In the formed state, unreinforced, the room temperature strengths of most polymers lie in the range 30 to 100 MPa. The key factors distinguishing so-called advanced materials are not so much strength per se but (a) the relatively elevated temperatures at which significant strength is maintained, in possibly a steam environment, and (b) the capacity of these materials to be efficiently reinforced. A requirement of increasing importance is the captacity to withstand actual fire which is not quite the same property as temperature resistance.

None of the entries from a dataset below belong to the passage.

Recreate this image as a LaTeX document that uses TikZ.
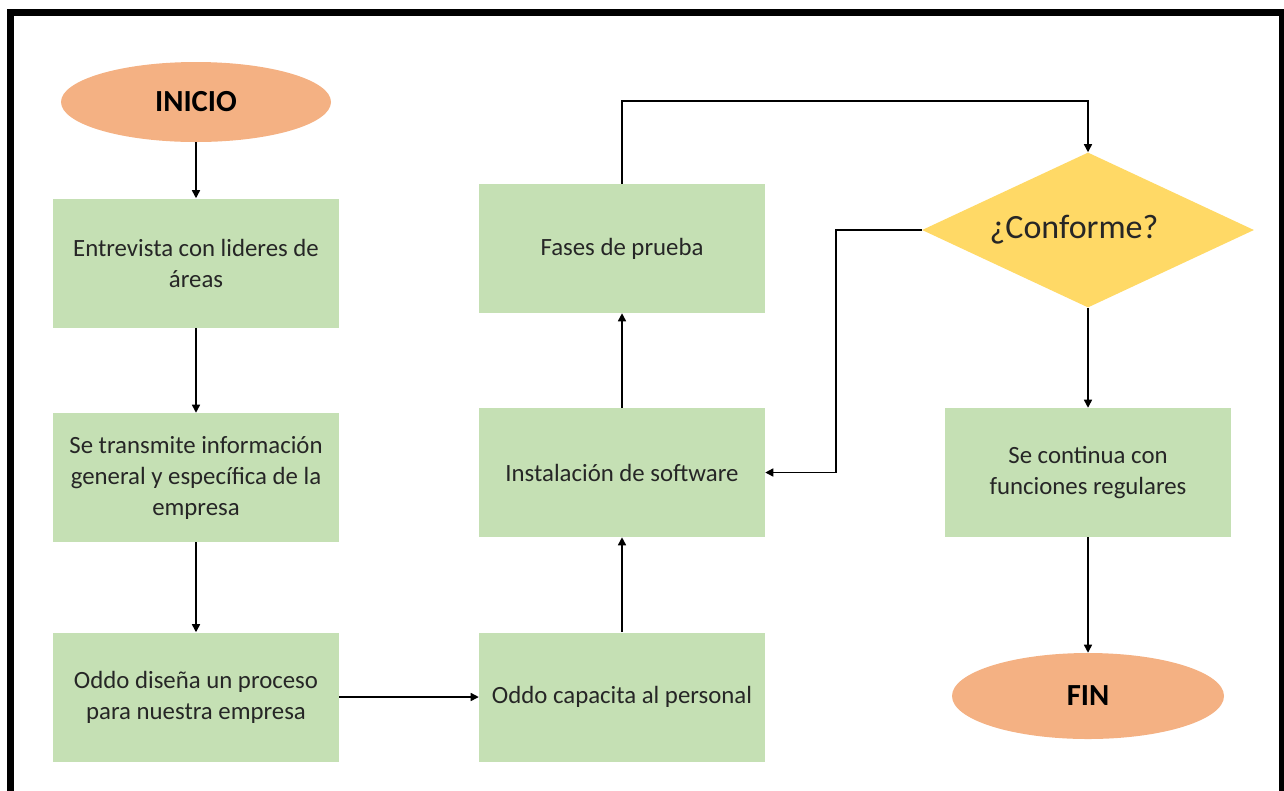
\documentclass[tikz,border=0pt]{standalone}
\usepackage{fontspec}
\setmainfont{Carlito}
\usetikzlibrary{shapes.geometric,arrows.meta}
\definecolor{boxgreen}{HTML}{C5E0B4}
\definecolor{ovalorange}{HTML}{F4B183}
\definecolor{diayellow}{HTML}{FFD966}
\definecolor{txt}{HTML}{262626}
\tikzset{
  stepbox/.style={rectangle, fill=boxgreen, draw=none, minimum width=214.5pt, minimum height=96.75pt, inner sep=0pt, align=center, text=txt, font=\fontsize{18.6}{23.25}\selectfont},
  terminal/.style={ellipse, fill=ovalorange, draw=none, inner sep=0pt, font=\fontsize{23}{27}\selectfont\bfseries, text=black},
  decision/.style={diamond, fill=diayellow, draw=none, inner sep=0pt, shape aspect=2.1, minimum width=249pt, minimum height=116.25pt, font=\fontsize{25.5}{30}\selectfont, text=txt},
  flow/.style={draw=black, line width=1.1pt, -{Triangle[length=6pt,width=6pt]}},
}
\begin{document}
\begin{tikzpicture}[x=0.75pt,y=-0.75pt]
\useasboundingbox (0,0) rectangle (1284,790);
\begin{scope}
\clip (0,0) rectangle (1284,790);
\draw[line width=5.25pt, line join=miter] (10.5,800) -- (10.5,12.5) -- (1282.5,12.5) -- (1282.5,800);
\end{scope}

\node[terminal, minimum width=202.5pt, minimum height=60pt] (inicio) at (196,102) {INICIO};
\node[stepbox] (b1) at (196,263) {Entrevista con lideres de\\áreas};
\node[stepbox] (b2) at (196,477.5) {Se transmite información\\general y específica de la\\empresa};
\node[stepbox] (b3) at (196,697) {Oddo diseña un proceso\\para nuestra empresa};
\node[stepbox] (b4) at (622,697) {Oddo capacita al personal};
\node[stepbox] (b5) at (622,472.5) {Instalación de software};
\node[stepbox] (b6) at (622,248.5) {Fases de prueba};
\node[decision] (dec) at (1088,230) {\raisebox{-2pt}{¿Conforme?}\hspace*{21pt}};
\node[stepbox] (b7) at (1088,472.5) {Se continua con\\funciones regulares};
\node[terminal, minimum width=204pt, minimum height=64.5pt] (fin) at (1088,696) {FIN};

\coordinate (c1) at (622,101);
\coordinate (c2) at (1088,101);
\coordinate (c3) at (836,230);
\coordinate (c4) at (836,472.5);

\draw[flow] (inicio.south) -- (b1.north);
\draw[flow] (b1.south) -- (b2.north);
\draw[flow] (b2.south) -- (b3.north);
\draw[flow] (b3.east) -- (b4.west);
\draw[flow] (b4.north) -- (b5.south);
\draw[flow] (b5.north) -- (b6.south);
\draw[flow] (b6.north) -- (c1) -- (c2) -- (dec.north);
\draw[flow] (dec.west) -- (c3) -- (c4) -- (b5.east);
\draw[flow] (dec.south) -- (b7.north);
\draw[flow] (b7.south) -- (fin.north);
\end{tikzpicture}
\end{document}
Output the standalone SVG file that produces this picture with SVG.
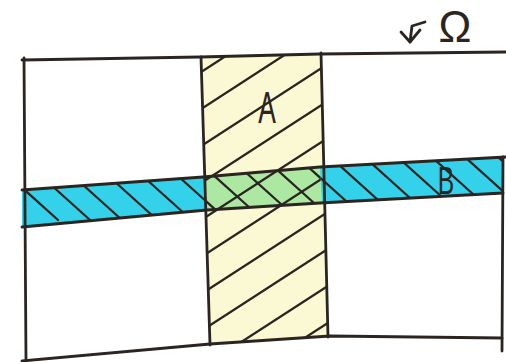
<svg xmlns="http://www.w3.org/2000/svg" width="506" height="362" viewBox="0 0 506 362">
  <style>
    .ink { fill: none; stroke: #2b2521; stroke-width: 2.8; stroke-linecap: round; stroke-linejoin: round; }
    .hatch { fill: none; stroke: #2b2521; stroke-width: 2.3; stroke-linecap: round; }
    .lbl { font-family: "Liberation Sans", "DejaVu Sans", sans-serif; fill: #2b2521; }
  </style>
  <defs>
    <clipPath id="clipA">
      <polygon points="201,57 321,53 328,337 210,345"/>
    </clipPath>
    <clipPath id="clipB">
      <polygon points="22,190 203,177 320,167 503,157 503,193 320,203 207,210 22,227"/>
    </clipPath>
    <clipPath id="clipAB">
      <polygon points="204,177 320,167 322,203 207,210"/>
    </clipPath>
    <g id="hatchA">
      <line x1="195" y1="76" x2="340" y2="-18"/>
      <line x1="195" y1="113" x2="340" y2="19"/>
      <line x1="195" y1="150" x2="340" y2="56"/>
      <line x1="195" y1="187" x2="340" y2="93"/>
      <line x1="195" y1="224" x2="340" y2="130"/>
      <line x1="195" y1="261" x2="340" y2="167"/>
      <line x1="195" y1="298" x2="340" y2="204"/>
      <line x1="195" y1="335" x2="340" y2="241"/>
      <line x1="195" y1="372" x2="340" y2="278"/>
      <line x1="195" y1="409" x2="340" y2="315"/>
    </g>
    <g id="hatchB">
      <line x1="8" y1="175" x2="58" y2="220"/>
      <line x1="40" y1="175" x2="90" y2="220"/>
      <line x1="72" y1="175" x2="122" y2="220"/>
      <line x1="104" y1="172" x2="154" y2="217"/>
      <line x1="136" y1="170" x2="186" y2="215"/>
      <line x1="168" y1="167" x2="218" y2="212"/>
      <line x1="200" y1="163" x2="250" y2="208"/>
      <line x1="232" y1="160" x2="282" y2="205"/>
      <line x1="264" y1="158" x2="314" y2="203"/>
      <line x1="296" y1="156" x2="346" y2="201"/>
      <line x1="328" y1="155" x2="378" y2="200"/>
      <line x1="360" y1="153" x2="410" y2="198"/>
      <line x1="392" y1="152" x2="442" y2="197"/>
      <line x1="424" y1="150" x2="474" y2="195"/>
      <line x1="456" y1="149" x2="506" y2="194"/>
      <line x1="488" y1="148" x2="538" y2="193"/>
    </g>
  </defs>
  <rect width="506" height="362" fill="#ffffff"/>

  <g id="setA">
    <polygon points="201,57 321,53 328,337 210,345" fill="#fbf8d4"/>
    <use href="#hatchA" class="hatch" clip-path="url(#clipA)"/>
    <text class="lbl" x="267" y="123" font-size="44" text-anchor="middle" transform="translate(267 0) scale(0.6 1) translate(-267 0)">A</text>
  </g>

  <g id="setB">
    <polygon points="22,190 203,177 320,167 503,157 503,193 320,203 207,210 22,227" fill="#33d2ea"/>
    <use href="#hatchB" class="hatch" clip-path="url(#clipB)"/>
    <text class="lbl" x="446" y="194" font-size="38" text-anchor="middle" transform="translate(446 0) scale(0.65 1) translate(-446 0)">B</text>
  </g>

  <g id="intersection">
    <polygon points="204,177 320,167 322,203 207,210" fill="#ade8a2"/>
    <g clip-path="url(#clipAB)" class="hatch">
      <use href="#hatchA"/>
      <use href="#hatchB"/>
    </g>
  </g>

  <g id="omega">
    <path class="ink" d="M22,60 L200,57 L320,54 L506,52"/>
    <path class="ink" d="M24,58 L26,362"/>
    <path class="ink" d="M22,361 L210,344 L330,336 L502,338"/>
    <path class="ink" d="M503,157 L502,351"/>
    <text class="lbl" x="455" y="42" font-size="44" text-anchor="middle">Ω</text>
  </g>

  <g id="edges" class="ink">
    <path d="M201,57 L210,345"/>
    <path d="M321,53 L328,337"/>
    <path d="M22,190 L203,177 L320,167 L506,157"/>
    <path d="M22,227 L207,210 L320,203 L503,193"/>
  </g>

  <g id="connectors" class="ink">
    <path d="M425,22 L412,26 L410,42"/>
    <path d="M401,32 L410,42 L420,30"/>
  </g>
</svg>
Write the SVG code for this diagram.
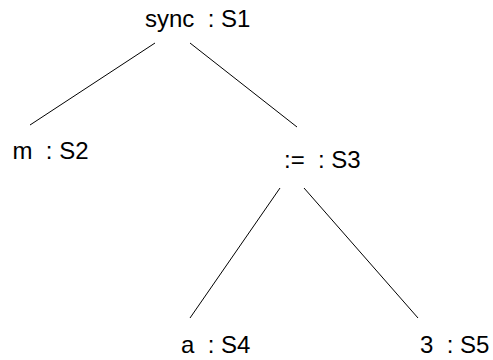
<svg xmlns="http://www.w3.org/2000/svg" width="493" height="360" viewBox="0 0 493 360">
<style>
text{font-family:"Liberation Sans",Arial,sans-serif;font-size:24px;fill:#000}
line{stroke:#000;stroke-width:1}
</style>
<rect width="493" height="360" fill="#fff"/>
<g id="connectors">
<line x1="155" y1="43" x2="30" y2="125"/>
<line x1="190" y1="43" x2="297" y2="127"/>
<line x1="280" y1="188" x2="190" y2="318"/>
<line x1="304" y1="188" x2="418" y2="318"/>
</g>
<g id="S1"><text x="145" y="27" xml:space="preserve">sync  : S1</text></g>
<g id="S2"><text x="12.5" y="159" xml:space="preserve">m  : S2</text></g>
<g id="S3"><text x="284" y="168" xml:space="preserve">:=  : S3</text></g>
<g id="S4"><text x="181" y="353" xml:space="preserve">a  : S4</text></g>
<g id="S5"><text x="420" y="353" xml:space="preserve">3  : S5</text></g>
</svg>
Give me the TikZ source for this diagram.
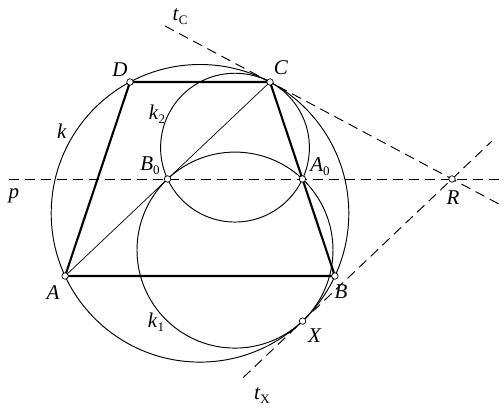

Broadly speaking then for thermoplastics, raw material costs and processing costs in the fluid sate increase with temperature resistance in the solid state. As with thermosets, environmental resistance (water, uv, etc) is a function of the particular chemical structure of the polymer. Among the thermosets, epoxide resins have been found to have a good combination of basic strength, reinforcement capability and environmental resistance for many structural applications, and are unlikely to be displaced by resins within the thermoset class. The main competition to epoxide resins is thus likely to come from the newer temperature resistant thermoplastics and from different types and ways of introducing reinforcement into the manufactured artefact.